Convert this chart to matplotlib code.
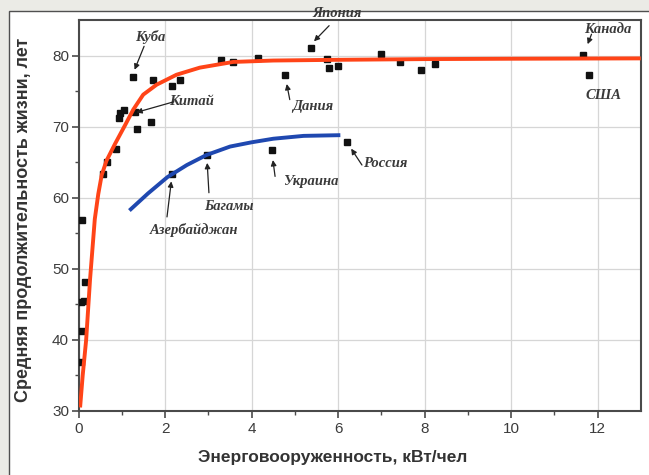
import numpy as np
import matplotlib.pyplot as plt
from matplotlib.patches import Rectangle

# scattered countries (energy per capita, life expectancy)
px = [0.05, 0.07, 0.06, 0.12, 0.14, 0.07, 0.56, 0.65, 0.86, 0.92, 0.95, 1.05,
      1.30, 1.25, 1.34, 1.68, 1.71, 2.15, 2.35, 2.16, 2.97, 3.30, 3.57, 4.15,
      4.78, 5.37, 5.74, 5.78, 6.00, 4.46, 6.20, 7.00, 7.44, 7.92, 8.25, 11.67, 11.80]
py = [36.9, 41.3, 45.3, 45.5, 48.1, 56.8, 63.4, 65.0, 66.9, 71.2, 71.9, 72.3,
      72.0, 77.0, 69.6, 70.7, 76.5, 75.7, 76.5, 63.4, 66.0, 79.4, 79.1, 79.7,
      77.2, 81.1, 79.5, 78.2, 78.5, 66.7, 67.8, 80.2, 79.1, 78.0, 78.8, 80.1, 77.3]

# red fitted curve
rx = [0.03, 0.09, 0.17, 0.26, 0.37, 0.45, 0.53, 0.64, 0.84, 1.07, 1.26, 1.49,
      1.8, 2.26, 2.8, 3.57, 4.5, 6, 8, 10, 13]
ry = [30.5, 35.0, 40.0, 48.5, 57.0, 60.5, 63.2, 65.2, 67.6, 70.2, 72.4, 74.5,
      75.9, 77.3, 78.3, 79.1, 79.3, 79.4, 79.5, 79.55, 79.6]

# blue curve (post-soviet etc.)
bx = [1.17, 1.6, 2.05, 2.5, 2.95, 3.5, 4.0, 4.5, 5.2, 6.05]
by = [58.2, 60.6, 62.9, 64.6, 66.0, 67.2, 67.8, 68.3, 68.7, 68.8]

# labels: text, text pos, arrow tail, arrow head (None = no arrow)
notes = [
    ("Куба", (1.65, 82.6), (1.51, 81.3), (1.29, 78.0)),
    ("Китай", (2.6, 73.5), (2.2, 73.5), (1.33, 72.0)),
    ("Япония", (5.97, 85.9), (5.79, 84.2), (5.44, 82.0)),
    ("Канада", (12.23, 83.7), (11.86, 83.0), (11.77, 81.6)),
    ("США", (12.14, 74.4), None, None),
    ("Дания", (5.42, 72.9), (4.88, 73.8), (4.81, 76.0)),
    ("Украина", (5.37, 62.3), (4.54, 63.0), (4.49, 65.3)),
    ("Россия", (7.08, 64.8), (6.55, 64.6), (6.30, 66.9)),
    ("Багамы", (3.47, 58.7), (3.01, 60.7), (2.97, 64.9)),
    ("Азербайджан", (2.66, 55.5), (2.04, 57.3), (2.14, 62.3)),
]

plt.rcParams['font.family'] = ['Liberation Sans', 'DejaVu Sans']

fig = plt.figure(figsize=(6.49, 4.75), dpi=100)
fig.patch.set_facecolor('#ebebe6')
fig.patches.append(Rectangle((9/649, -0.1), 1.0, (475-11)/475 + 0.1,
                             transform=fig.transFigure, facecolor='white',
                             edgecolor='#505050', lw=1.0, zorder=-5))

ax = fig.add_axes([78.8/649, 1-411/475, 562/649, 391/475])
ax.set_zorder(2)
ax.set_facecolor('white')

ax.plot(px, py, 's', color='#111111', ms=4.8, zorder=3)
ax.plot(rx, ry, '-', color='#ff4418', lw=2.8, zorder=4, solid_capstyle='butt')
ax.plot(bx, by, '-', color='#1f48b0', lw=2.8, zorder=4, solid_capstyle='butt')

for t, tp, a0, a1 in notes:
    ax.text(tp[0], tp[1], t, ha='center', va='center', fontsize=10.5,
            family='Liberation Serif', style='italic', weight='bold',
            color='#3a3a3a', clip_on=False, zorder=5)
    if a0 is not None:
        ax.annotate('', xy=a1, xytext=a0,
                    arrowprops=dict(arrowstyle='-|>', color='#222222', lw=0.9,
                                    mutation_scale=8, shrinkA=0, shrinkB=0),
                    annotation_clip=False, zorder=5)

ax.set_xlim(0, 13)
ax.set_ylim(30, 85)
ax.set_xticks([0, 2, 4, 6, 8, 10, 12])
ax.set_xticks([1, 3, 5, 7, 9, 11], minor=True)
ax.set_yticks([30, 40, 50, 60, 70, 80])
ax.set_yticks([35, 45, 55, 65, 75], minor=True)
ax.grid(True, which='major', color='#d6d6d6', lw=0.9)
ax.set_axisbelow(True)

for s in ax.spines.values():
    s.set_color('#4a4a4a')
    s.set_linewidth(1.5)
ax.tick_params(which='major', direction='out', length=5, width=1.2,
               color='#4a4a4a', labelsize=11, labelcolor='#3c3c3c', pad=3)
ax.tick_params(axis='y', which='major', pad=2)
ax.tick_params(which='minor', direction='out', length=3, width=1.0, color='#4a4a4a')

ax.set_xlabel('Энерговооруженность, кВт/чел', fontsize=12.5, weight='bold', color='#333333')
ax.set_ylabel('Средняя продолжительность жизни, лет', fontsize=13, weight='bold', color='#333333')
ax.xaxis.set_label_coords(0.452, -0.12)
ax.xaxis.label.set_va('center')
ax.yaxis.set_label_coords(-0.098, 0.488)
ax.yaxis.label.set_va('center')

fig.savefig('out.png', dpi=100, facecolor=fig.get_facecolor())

++++++

▸ WHAT TO WORK ON: Quote the material word for word, dropping any images it holds.

▸ REPLY:
Convert this chart to matplotlib code.
import numpy as np
import matplotlib.pyplot as plt
from matplotlib.patches import Rectangle

# scattered countries (energy per capita, life expectancy)
px = [0.05, 0.07, 0.06, 0.12, 0.14, 0.07, 0.56, 0.65, 0.86, 0.92, 0.95, 1.05,
      1.30, 1.25, 1.34, 1.68, 1.71, 2.15, 2.35, 2.16, 2.97, 3.30, 3.57, 4.15,
      4.78, 5.37, 5.74, 5.78, 6.00, 4.46, 6.20, 7.00, 7.44, 7.92, 8.25, 11.67, 11.80]
py = [36.9, 41.3, 45.3, 45.5, 48.1, 56.8, 63.4, 65.0, 66.9, 71.2, 71.9, 72.3,
      72.0, 77.0, 69.6, 70.7, 76.5, 75.7, 76.5, 63.4, 66.0, 79.4, 79.1, 79.7,
      77.2, 81.1, 79.5, 78.2, 78.5, 66.7, 67.8, 80.2, 79.1, 78.0, 78.8, 80.1, 77.3]

# red fitted curve
rx = [0.03, 0.09, 0.17, 0.26, 0.37, 0.45, 0.53, 0.64, 0.84, 1.07, 1.26, 1.49,
      1.8, 2.26, 2.8, 3.57, 4.5, 6, 8, 10, 13]
ry = [30.5, 35.0, 40.0, 48.5, 57.0, 60.5, 63.2, 65.2, 67.6, 70.2, 72.4, 74.5,
      75.9, 77.3, 78.3, 79.1, 79.3, 79.4, 79.5, 79.55, 79.6]

# blue curve (post-soviet etc.)
bx = [1.17, 1.6, 2.05, 2.5, 2.95, 3.5, 4.0, 4.5, 5.2, 6.05]
by = [58.2, 60.6, 62.9, 64.6, 66.0, 67.2, 67.8, 68.3, 68.7, 68.8]

# labels: text, text pos, arrow tail, arrow head (None = no arrow)
notes = [
    ("Куба", (1.65, 82.6), (1.51, 81.3), (1.29, 78.0)),
    ("Китай", (2.6, 73.5), (2.2, 73.5), (1.33, 72.0)),
    ("Япония", (5.97, 85.9), (5.79, 84.2), (5.44, 82.0)),
    ("Канада", (12.23, 83.7), (11.86, 83.0), (11.77, 81.6)),
    ("США", (12.14, 74.4), None, None),
    ("Дания", (5.42, 72.9), (4.88, 73.8), (4.81, 76.0)),
    ("Украина", (5.37, 62.3), (4.54, 63.0), (4.49, 65.3)),
    ("Россия", (7.08, 64.8), (6.55, 64.6), (6.30, 66.9)),
    ("Багамы", (3.47, 58.7), (3.01, 60.7), (2.97, 64.9)),
    ("Азербайджан", (2.66, 55.5), (2.04, 57.3), (2.14, 62.3)),
]

plt.rcParams['font.family'] = ['Liberation Sans', 'DejaVu Sans']

fig = plt.figure(figsize=(6.49, 4.75), dpi=100)
fig.patch.set_facecolor('#ebebe6')
fig.patches.append(Rectangle((9/649, -0.1), 1.0, (475-11)/475 + 0.1,
                             transform=fig.transFigure, facecolor='white',
                             edgecolor='#505050', lw=1.0, zorder=-5))

ax = fig.add_axes([78.8/649, 1-411/475, 562/649, 391/475])
ax.set_zorder(2)
ax.set_facecolor('white')

ax.plot(px, py, 's', color='#111111', ms=4.8, zorder=3)
ax.plot(rx, ry, '-', color='#ff4418', lw=2.8, zorder=4, solid_capstyle='butt')
ax.plot(bx, by, '-', color='#1f48b0', lw=2.8, zorder=4, solid_capstyle='butt')

for t, tp, a0, a1 in notes:
    ax.text(tp[0], tp[1], t, ha='center', va='center', fontsize=10.5,
            family='Liberation Serif', style='italic', weight='bold',
            color='#3a3a3a', clip_on=False, zorder=5)
    if a0 is not None:
        ax.annotate('', xy=a1, xytext=a0,
                    arrowprops=dict(arrowstyle='-|>', color='#222222', lw=0.9,
                                    mutation_scale=8, shrinkA=0, shrinkB=0),
                    annotation_clip=False, zorder=5)

ax.set_xlim(0, 13)
ax.set_ylim(30, 85)
ax.set_xticks([0, 2, 4, 6, 8, 10, 12])
ax.set_xticks([1, 3, 5, 7, 9, 11], minor=True)
ax.set_yticks([30, 40, 50, 60, 70, 80])
ax.set_yticks([35, 45, 55, 65, 75], minor=True)
ax.grid(True, which='major', color='#d6d6d6', lw=0.9)
ax.set_axisbelow(True)

for s in ax.spines.values():
    s.set_color('#4a4a4a')
    s.set_linewidth(1.5)
ax.tick_params(which='major', direction='out', length=5, width=1.2,
               color='#4a4a4a', labelsize=11, labelcolor='#3c3c3c', pad=3)
ax.tick_params(axis='y', which='major', pad=2)
ax.tick_params(which='minor', direction='out', length=3, width=1.0, color='#4a4a4a')

ax.set_xlabel('Энерговооруженность, кВт/чел', fontsize=12.5, weight='bold', color='#333333')
ax.set_ylabel('Средняя продолжительность жизни, лет', fontsize=13, weight='bold', color='#333333')
ax.xaxis.set_label_coords(0.452, -0.12)
ax.xaxis.label.set_va('center')
ax.yaxis.set_label_coords(-0.098, 0.488)
ax.yaxis.label.set_va('center')

fig.savefig('out.png', dpi=100, facecolor=fig.get_facecolor())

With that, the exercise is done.